There is a large overlap with each of the other categories (which would require insights to consider them anomalous). For instance, it would not capture random small spikes in a time series.
After evaluating our options, we decided that we would build this in-house, which shows how important we believe it to be. Read on to get a glimpse of what we do.
NLG System Architecture
Just as important (or perhaps even more so) is the data analysis that precedes the NLG. Without a good idea of what it is you want to say, why say it all? We won't go into the Data Analytics Layer in this article (stay tuned), instead let us just assume that we have this awesome machine that sends us these great insights.
If you are into NLG, you must have read this book from Reiter & Dale. They formalised the high level tasks common to any NLG system, known as Document Planning, Microplanning and Surface Realisation. The outputs for each of these tasks are Document Plan, Text Specification and Natural Language, respectively.
The document planning task, as the name suggests, is concerned with picking and arranging the incoming information and creating a document plan. The atomic components of such plans are called messages, that can be depicted by an event, the entities involved and accompanying context. By establishing the relationships between these messages, a structure emerges. The document plan!
The microplanning task takes in that document plan and converts it into a sentence plan (or text specification), which consists of phrase specifications (phrase specs). Phrase specs are specifications for such components as nouns, verbs and prepositions. Three phases are considered to be important in this task. First, lexicalisation is the process of assigning words to the phrase specs. Then aggregation is about compacting the sentence plan, e.g. from multiple sentences to singular or multiple noun phrases into a single phrase. The last phase is referring expressions, which decides how best to refer to a particular expression.
The surface realisation task uses the sentence plan to realise the ultimate output, natural language! With help of a lexicon it will handle inflection, and grammatical rules allow it to realise entire sentences.
Basically, we do all of these things, but then in our own way. If you are interested in the results of this effort, have a look at this article.
There are many difficulties that need to be resolved, from the simple fact that every reader is different to the intractability of the english language. It is a fascinating subject, and research and interest are really accelerating. If you are interested in joining us in our effort to humanize data, reach out to us!
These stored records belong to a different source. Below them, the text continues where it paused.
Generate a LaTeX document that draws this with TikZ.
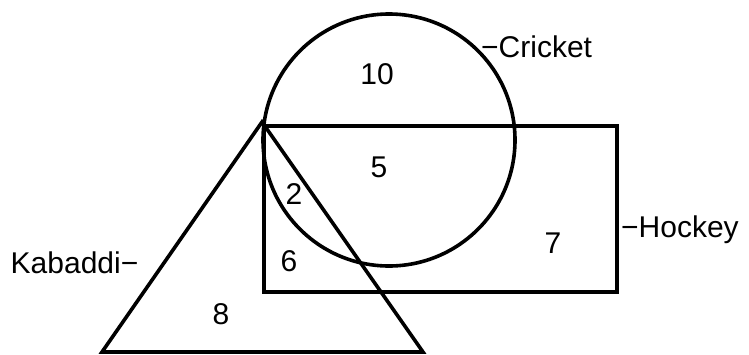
\documentclass[tikz,border=0pt]{standalone}
\usepackage{fontspec}
\setmainfont{Liberation Sans}
\begin{document}
\begin{tikzpicture}[x=1pt,y=-1pt,
  shapeline/.style={draw=black,line width=3.6pt,line join=miter},
  num/.style={inner sep=0pt,font=\fontsize{30}{30}\selectfont},
  setlabel/.style={inner sep=0pt,font=\fontsize{30}{30}\selectfont}]
\useasboundingbox (0,0) rectangle (749,354);
% sets
\coordinate (apex) at (262,122);
\coordinate (bl) at (102,352);
\coordinate (br) at (423,352);
\coordinate (cc) at (389,140);
\node[shapeline,circle,minimum size=252pt,inner sep=0pt] (cricket) at (cc) {};
\node[shapeline,rectangle,minimum width=353pt,minimum height=166pt,inner sep=0pt,anchor=north west] (hockey) at (262,124) {};
\draw[shapeline] (apex) -- (bl) -- (br) -- cycle;
% region numbers
\node[num] (n10) at (377,74) {10};
\node[num] (n5) at (379,167) {5};
\node[num] (n2) at (294,194) {2};
\node[num] (n6) at (289,261) {6};
\node[num] (n7) at (553,243) {7};
\node[num] (n8) at (221,314) {8};
% set labels
\node[setlabel,anchor=base west] (lcricket) at (481,57) {−Cricket};
\node[setlabel,anchor=base west] (lhockey) at (621,237) {−Hockey};
\node[setlabel,anchor=base west] (lkabaddi) at (10.5,273) {Kabaddi−};
\end{tikzpicture}
\end{document}
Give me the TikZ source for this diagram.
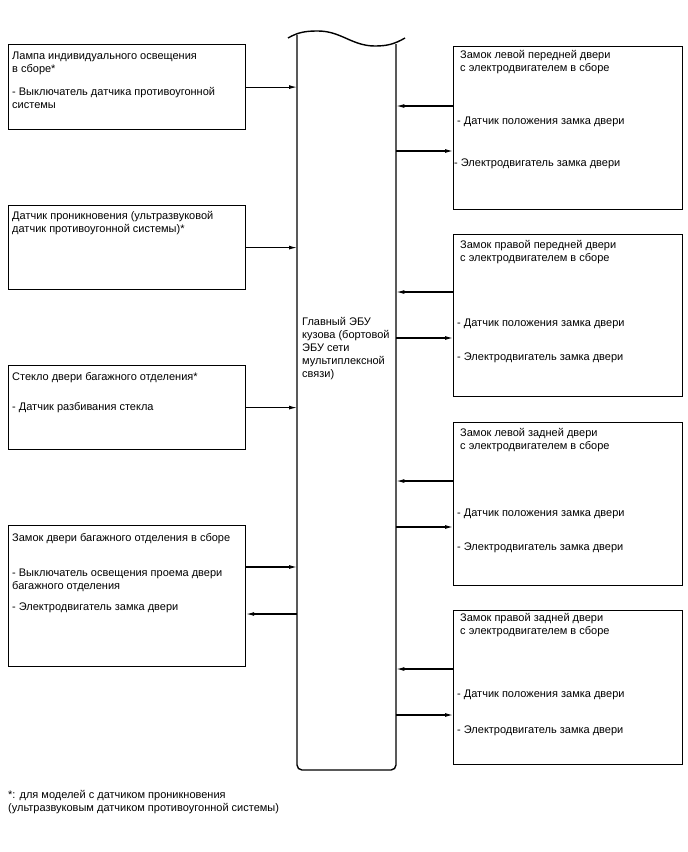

At Nugit, we are continuously looking into the future to figure out how we can best serve our customers and use technologies and approaches like this to bring context and narrative to data, and move closer to amazing data stories. We firmly believe that the era of dashboards is over, and that people expect actionable insights pushed to them. Hence our interest in conversational interfaces and data storytelling. Natural Language Generation plays a big part in this, and we will continue to push the limits.